12. What are the differences between the localStorage, sessionStorage, and cookies in web storage?

Answer:

• localStorage and sessionStorage are part of the Web Storage API, allowing web applications to store key-value pairs in the user’s browser.
• localStorage data persists across sessions and tabs, while sessionStorage data is cleared when the session ends (e.g., when the browser is closed).
• Cookies are also used for storing data but have additional features like expiration dates, domain restrictions, and the ability to store small amounts of data on the server. Examples:

   // Storing data in localStorage
   localStorage.setItem("username", "John");

   // Storing data in sessionStorage
   sessionStorage.setItem("sessionToken", "abc123");

   // Using cookies (with JavaScript document.cookie)
   document.cookie = "user=John; expires=Thu, 01 Jan 2025 00:00:00 UTC; path=/";

13. Explain the concept of debouncing and throttling in JavaScript.

Answer:
Debouncing and throttling are techniques used to limit the frequency of function calls in response to events to optimize performance.

• Debouncing: Debouncing ensures that a function is called only after a certain period of inactivity following the last event. It helps prevent multiple rapid invocations of the same function, which can be resource-intensive.
• Throttling: Throttling limits the rate at which a function can be called. It ensures that a function is called at most once every specified time interval. This prevents excessive function calls.

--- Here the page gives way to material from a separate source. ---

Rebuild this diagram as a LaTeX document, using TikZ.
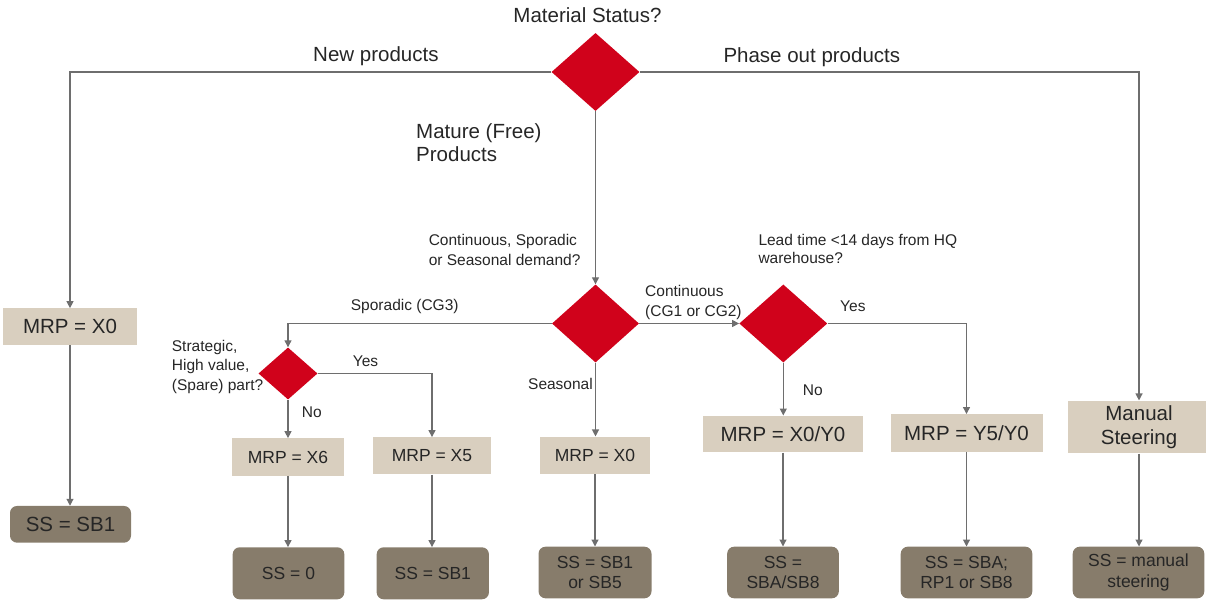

Examples:

   // Debouncing
   function debounce(fn, delay) {
     let timer;
     return function() {
       clearTimeout(timer);
       timer = setTimeout(() => fn.apply(this, arguments), delay);
     };
   }

   // Throttling
   function throttle(fn, interval) {
     let lastCall = 0;
     return function() {
       const now = Date.now();
       if (now - lastCall >= interval) {
         fn.apply(this, arguments);
         lastCall = now;
       }
     };
   }

These functions can be used to wrap other functions that need debouncing or throttling.

14. How do you handle cross-origin requests (CORS) in JavaScript?

Answer:
Cross-origin requests can be handled using HTTP headers on the server-side and client-side techniques in JavaScript:

• Server-Side: Configure the server to include appropriate CORS headers like Access-Control-Allow-Origin to specify which domains are allowed to access resources. You can also set other headers like Access-Control-Allow-Methods and Access-Control-Allow-Headers.
• Client-Side: In JavaScript, you can use the Fetch API or XMLHttpRequest to make cross-origin requests. The server’s CORS headers must permit the request from the client’s origin. Example (Client-Side):

   fetch("https://api.example.com/data")
     .then((response) => response.json())
     .then((data) => {
       console.log(data);
     })
     .catch((error) => {
       console.error("Error:", error);
     });

15. What is the purpose of the JavaScript bind() method, and how does it work? Provide an example.

Answer:
The bind() method is used to create a new function with a specific this value and optional arguments, without calling the function immediately. It allows you to control the context in which a function is executed.

Example:

   const person = {
     name: "John",
     greet: function() {
       console.log(`Hello, ${this.name}`);
     }
   };

   const greetJohn = person.greet.bind(person);
   greetJohn(); // "Hello, John"

In this example, we use bind() to create a new function greetJohn that is bound to the person object. When greetJohn() is called, it still has access to this.name within the person object, even though it’s called in a different context.